* [Your objective]: Produce an exact copy of the lines below that run from the line containing "What matplotlib code" to the line containing "plt.rcParams['mathtext.fontset'] = 'stix'", inclusive; any picture is omitted.

* [Records provided]:
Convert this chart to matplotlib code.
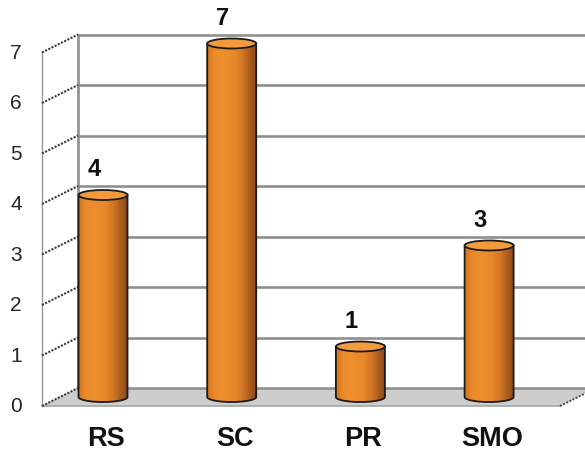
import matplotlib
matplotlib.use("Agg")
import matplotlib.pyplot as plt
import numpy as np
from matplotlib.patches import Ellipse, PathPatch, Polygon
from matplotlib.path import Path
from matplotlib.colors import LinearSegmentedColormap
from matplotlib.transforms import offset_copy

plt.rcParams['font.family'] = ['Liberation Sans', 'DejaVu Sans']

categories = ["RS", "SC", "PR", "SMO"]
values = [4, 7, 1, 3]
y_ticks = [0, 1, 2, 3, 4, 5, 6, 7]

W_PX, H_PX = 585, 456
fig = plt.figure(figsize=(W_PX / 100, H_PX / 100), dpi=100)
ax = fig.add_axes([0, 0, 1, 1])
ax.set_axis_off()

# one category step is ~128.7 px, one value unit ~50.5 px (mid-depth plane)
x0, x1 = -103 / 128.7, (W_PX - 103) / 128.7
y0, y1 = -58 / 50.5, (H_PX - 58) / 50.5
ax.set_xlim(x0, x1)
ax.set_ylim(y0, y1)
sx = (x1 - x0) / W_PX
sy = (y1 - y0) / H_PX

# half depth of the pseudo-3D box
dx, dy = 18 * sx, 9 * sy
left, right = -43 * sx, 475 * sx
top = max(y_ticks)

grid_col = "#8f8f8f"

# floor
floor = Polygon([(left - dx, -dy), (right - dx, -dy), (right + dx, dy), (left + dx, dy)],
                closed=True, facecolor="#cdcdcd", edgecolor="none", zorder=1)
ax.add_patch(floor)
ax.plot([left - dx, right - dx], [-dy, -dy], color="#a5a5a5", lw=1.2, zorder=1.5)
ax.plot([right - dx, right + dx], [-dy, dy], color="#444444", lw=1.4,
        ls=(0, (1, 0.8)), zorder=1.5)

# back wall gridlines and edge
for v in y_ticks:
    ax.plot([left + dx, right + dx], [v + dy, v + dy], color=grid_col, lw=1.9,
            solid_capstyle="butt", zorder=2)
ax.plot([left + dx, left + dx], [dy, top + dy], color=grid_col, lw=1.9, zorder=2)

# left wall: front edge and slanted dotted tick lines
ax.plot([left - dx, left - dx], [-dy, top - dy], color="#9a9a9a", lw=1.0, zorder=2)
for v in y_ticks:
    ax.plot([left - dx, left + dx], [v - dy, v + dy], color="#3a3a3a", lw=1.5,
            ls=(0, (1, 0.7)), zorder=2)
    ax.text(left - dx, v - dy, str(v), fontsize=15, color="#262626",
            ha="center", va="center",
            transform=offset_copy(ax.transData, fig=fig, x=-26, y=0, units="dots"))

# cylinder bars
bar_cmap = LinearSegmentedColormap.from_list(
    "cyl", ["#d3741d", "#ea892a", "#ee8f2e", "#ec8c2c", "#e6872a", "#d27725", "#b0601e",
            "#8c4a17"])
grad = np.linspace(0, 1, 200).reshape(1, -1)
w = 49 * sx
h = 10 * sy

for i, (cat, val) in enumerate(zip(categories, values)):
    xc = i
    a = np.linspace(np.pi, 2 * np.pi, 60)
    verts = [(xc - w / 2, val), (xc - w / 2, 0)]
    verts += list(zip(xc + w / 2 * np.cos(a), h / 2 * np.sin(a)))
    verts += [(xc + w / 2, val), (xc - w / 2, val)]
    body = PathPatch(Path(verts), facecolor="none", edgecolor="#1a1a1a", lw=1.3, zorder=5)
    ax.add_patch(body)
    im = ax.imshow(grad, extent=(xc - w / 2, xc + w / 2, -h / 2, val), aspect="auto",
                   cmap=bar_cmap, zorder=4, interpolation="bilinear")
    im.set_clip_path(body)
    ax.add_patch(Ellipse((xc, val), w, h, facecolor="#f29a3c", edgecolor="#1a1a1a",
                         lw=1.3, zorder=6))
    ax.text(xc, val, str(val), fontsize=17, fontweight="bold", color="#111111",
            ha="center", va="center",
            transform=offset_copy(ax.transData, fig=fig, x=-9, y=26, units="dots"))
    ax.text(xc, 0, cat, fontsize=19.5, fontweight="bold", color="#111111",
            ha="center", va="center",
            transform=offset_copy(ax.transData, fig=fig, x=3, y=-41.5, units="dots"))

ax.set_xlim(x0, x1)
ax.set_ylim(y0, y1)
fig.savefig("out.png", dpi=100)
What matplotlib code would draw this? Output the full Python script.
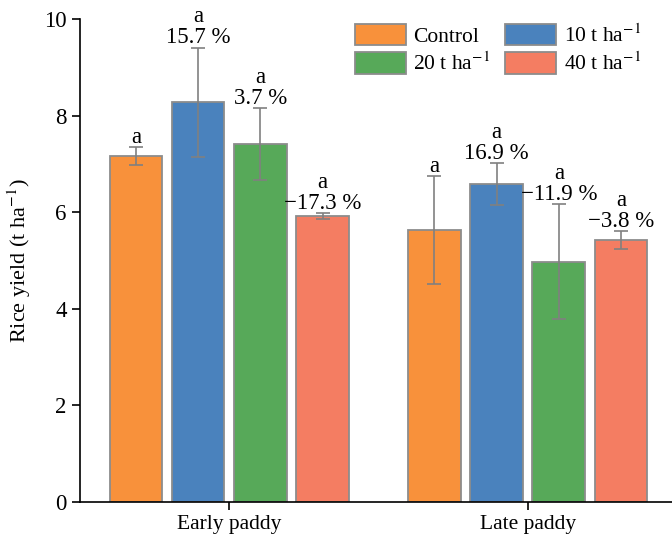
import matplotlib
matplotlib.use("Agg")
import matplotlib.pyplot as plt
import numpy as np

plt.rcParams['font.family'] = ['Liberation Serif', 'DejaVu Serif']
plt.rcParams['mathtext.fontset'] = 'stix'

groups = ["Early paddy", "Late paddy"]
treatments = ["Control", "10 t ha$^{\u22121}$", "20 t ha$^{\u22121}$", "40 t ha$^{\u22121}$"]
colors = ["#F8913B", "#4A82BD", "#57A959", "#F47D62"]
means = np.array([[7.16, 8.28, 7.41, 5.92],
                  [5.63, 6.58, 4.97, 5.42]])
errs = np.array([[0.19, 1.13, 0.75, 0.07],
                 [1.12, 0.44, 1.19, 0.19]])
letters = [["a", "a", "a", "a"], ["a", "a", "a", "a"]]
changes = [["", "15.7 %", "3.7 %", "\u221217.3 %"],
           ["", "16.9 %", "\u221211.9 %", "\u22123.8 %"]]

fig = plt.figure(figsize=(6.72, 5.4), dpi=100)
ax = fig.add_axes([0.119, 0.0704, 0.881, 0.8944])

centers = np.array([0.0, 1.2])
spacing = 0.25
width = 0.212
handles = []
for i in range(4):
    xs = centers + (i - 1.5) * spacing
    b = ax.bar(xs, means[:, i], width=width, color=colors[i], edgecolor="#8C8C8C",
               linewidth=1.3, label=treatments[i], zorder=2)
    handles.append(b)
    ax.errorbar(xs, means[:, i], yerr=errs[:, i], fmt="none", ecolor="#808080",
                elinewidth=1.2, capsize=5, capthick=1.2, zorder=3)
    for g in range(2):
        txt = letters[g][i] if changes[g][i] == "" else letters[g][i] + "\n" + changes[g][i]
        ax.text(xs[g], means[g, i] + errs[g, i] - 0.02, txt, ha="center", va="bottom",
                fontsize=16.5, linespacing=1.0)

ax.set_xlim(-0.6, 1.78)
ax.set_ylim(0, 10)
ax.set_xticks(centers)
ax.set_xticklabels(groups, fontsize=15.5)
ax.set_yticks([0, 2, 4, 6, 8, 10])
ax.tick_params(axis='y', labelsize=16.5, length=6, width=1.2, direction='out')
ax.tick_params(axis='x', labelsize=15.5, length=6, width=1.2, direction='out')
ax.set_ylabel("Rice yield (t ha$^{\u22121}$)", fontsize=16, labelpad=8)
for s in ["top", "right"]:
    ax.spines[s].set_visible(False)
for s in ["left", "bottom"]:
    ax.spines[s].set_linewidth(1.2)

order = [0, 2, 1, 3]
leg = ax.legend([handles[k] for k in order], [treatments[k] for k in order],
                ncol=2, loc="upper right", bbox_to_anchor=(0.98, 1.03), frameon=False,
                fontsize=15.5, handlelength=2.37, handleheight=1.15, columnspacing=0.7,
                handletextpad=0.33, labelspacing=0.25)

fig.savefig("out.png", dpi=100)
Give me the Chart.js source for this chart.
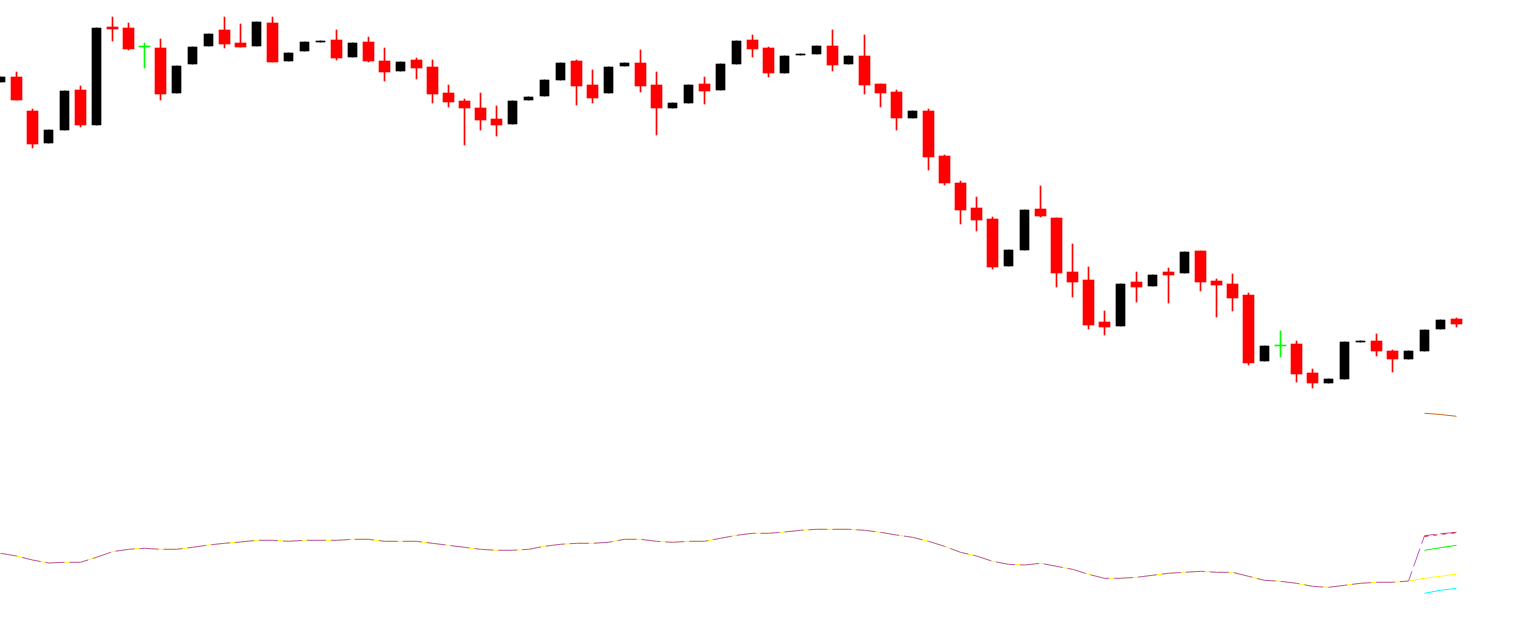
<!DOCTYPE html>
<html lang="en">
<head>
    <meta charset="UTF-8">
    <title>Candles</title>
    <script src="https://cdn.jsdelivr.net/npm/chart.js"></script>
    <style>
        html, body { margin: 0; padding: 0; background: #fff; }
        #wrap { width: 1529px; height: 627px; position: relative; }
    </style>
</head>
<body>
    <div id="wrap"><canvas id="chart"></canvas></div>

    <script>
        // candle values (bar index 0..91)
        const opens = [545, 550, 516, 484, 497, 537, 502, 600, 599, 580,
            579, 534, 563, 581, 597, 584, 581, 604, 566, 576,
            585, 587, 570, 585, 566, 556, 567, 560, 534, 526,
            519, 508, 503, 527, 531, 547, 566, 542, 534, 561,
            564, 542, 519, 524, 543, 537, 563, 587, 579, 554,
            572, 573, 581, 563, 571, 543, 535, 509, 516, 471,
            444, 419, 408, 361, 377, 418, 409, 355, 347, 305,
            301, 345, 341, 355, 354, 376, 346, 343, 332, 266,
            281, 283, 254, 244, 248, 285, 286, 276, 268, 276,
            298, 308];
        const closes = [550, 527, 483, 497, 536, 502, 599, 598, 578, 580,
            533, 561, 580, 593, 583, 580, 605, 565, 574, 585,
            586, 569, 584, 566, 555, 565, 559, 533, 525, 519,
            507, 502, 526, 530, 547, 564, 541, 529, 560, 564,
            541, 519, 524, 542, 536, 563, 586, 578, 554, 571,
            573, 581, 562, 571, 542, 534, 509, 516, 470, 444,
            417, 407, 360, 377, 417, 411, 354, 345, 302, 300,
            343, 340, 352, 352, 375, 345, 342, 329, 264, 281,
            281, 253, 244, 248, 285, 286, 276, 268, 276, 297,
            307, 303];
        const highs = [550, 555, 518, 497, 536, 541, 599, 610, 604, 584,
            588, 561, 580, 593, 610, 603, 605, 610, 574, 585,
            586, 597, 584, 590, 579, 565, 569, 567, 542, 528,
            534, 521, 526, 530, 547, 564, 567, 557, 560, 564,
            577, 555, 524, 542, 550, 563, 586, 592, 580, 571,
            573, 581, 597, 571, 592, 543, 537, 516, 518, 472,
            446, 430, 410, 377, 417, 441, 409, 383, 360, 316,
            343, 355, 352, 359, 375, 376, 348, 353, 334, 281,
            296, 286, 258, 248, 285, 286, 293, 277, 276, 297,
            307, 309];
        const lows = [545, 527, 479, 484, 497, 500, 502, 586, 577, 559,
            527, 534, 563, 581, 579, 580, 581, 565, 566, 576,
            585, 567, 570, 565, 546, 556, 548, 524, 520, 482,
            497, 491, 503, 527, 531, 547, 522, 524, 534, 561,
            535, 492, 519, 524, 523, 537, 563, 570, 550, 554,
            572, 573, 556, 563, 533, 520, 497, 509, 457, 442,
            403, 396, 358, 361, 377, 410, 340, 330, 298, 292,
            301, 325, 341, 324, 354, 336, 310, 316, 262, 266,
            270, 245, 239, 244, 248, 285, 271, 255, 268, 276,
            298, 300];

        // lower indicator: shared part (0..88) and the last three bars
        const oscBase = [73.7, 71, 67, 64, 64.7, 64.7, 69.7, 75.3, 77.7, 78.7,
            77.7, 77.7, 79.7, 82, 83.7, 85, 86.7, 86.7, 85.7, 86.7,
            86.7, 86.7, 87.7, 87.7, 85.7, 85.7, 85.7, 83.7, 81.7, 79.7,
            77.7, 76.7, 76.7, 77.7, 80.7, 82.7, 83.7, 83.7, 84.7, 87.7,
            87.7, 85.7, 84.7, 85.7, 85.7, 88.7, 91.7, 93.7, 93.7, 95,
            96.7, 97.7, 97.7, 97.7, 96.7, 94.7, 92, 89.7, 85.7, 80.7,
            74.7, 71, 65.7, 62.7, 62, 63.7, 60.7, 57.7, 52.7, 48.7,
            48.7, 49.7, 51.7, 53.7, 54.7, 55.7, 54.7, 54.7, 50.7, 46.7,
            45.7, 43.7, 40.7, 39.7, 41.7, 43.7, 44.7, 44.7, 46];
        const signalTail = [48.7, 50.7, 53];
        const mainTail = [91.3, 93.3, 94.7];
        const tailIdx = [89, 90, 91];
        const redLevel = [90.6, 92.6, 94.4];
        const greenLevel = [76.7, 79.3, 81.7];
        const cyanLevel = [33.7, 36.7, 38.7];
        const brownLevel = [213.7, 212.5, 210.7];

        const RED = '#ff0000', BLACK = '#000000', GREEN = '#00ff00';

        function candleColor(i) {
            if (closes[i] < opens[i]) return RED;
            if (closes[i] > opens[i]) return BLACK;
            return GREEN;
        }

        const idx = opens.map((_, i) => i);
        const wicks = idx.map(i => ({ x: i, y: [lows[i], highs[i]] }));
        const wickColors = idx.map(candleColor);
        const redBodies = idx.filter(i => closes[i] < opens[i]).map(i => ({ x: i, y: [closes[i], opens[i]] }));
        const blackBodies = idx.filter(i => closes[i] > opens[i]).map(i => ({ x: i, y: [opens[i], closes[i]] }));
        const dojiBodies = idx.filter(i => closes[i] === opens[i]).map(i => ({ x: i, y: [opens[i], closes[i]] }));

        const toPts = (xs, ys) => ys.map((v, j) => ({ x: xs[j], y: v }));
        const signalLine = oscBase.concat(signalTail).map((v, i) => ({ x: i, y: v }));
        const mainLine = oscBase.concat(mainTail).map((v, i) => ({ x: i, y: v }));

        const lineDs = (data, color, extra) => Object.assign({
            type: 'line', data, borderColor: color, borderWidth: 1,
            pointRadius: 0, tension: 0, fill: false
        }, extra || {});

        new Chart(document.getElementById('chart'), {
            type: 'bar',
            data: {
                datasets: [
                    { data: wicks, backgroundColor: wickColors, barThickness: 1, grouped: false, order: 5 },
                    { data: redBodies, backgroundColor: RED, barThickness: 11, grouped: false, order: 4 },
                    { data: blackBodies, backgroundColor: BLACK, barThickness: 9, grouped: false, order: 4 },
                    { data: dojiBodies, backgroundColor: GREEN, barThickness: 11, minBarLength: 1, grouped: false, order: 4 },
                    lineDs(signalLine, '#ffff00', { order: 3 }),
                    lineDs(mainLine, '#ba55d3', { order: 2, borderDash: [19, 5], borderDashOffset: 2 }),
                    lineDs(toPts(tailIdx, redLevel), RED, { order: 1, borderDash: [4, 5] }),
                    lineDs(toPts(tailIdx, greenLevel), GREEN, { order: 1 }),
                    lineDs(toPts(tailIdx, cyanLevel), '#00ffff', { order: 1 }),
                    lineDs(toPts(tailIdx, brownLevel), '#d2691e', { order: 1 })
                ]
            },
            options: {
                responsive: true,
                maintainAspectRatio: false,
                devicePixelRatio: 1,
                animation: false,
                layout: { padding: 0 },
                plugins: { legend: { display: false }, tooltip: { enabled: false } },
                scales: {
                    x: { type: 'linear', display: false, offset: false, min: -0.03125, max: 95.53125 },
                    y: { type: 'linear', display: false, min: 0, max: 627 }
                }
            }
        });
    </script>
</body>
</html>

* [Exercise solution]:
What matplotlib code would draw this? Output the full Python script.
import matplotlib
matplotlib.use("Agg")
import matplotlib.pyplot as plt
import numpy as np

plt.rcParams['font.family'] = ['Liberation Serif', 'DejaVu Serif']
plt.rcParams['mathtext.fontset'] = 'stix'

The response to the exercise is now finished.